Uygur ayrılıkçısı Seyit Tümtürk’ün en sıkı destekçilerin BBP Genel Başkanı Mustafa Destici, hükümeti hedef aldı. Erdoğan’ın Çin’le ilgili sözlerine tepki gösterdi.

ERCAN KÜÇÜK

Hükümetten Çin’e tavır alıp, Uygur ayrılıkçılığını savunmasını bekleyen Seyit Tümtürk ve Hizbut Tahrir’den sonra şimdi de BBP Genel Başkanı Mustafa Destici hükümeti hedef aldı. Uygur ayrılıkçısı Seyit Tümtürk’ün en sıkı destekçilerinden biri olan Destici, Erdoğan’ın Çin ziyaretlerinde söylediği “Çin’in toprak bütünlüğünden yanayız” sözlerine tepki gösterdi.

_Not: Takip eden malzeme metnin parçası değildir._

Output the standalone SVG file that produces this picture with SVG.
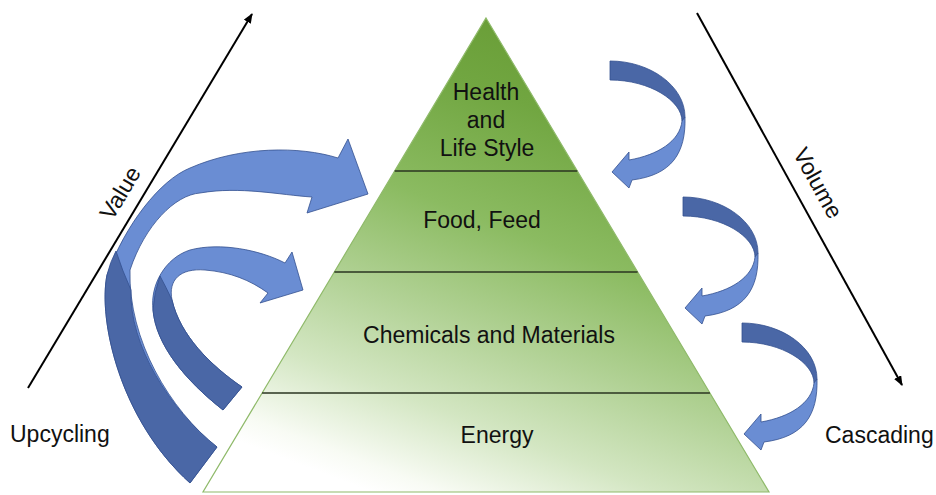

Türkiye’nin `Doğu Türkistan` konusunda en hassas ülke olması gerektiğini savunan Destici şunları söyledi: “Hiç bir Türkiye Cumhuriyeti Devleti yetkilisi Doğu Türkistan ile ilgili biz Çin’in toprak bütünlüğünden yanayız diyemez. Çünkü Doğu Türkistan’ı Çin işgal etmiştir. Aynen Rusya’nın Kırım’ı işgal ettiği gibi. Kırım hususunda Rusya’nın toprak bütünlüğüne saygı duyuyoruz diyebilir miyiz? Diyemeyiz. ‘Biz Çin’in toprak bütünlüğünden yanayız. Orada haklarını arayanlar teröristlerdir’ dersek Doğu Türkistan’a ihanet ederiz. Bunu hiçbir Türkiye Cumhuriyeti yetkilisi söylememeli. Çin önce çekilsin işgal ettiği topraklardan. Ondan sonra saygı duyalım. Karabağ’ı da içine katarak Ermenistan’ın toprak bütünlüğünden yanayız diyebilir miyiz?”

GERÇEKLERİ SAKLADI

Destici konuşmasında Doğu Türkistan’da kardeşlik ve barış istediklerini, bağımsızlık iddialarının olmadığını söyledi. Ancak Fransa’nın başkenti Paris’te Eylül 2018’de düzenlenen, Destici’nin de katıldığı toplantıda Doğu Türkistan Bağımsızlık Hareketi ve Doğu Türkistan Milli Meclisi kuruldu. Seyit Tümtürk, burada yaptığı konuşmada “Buradaki amaç Doğu Türkistan’ın bağımsızlığı yolunda reel politika üreterek bu konuyu uluslararası ve dünya kamuoyuna anlatacak bir siyasi hareket oluşturmak” demişti. Destici’nin desteklediği Tümtürk, önceki dönem Başkan Yardımcısı olduğu Dünya Uygur Kurultayı internet sitesindeki misyonunda da şunları belirtiyor: “Dünya Uygur Kurultayı, demokratik ilkeler temelinde barışçıl yöntemlerle, Doğu Türkistan halkının demokratik hakları, kişilik ve insan hakları, kendi kaderini tayin etme hakkını (selfdetermination) elde etmek için mücadele eder.”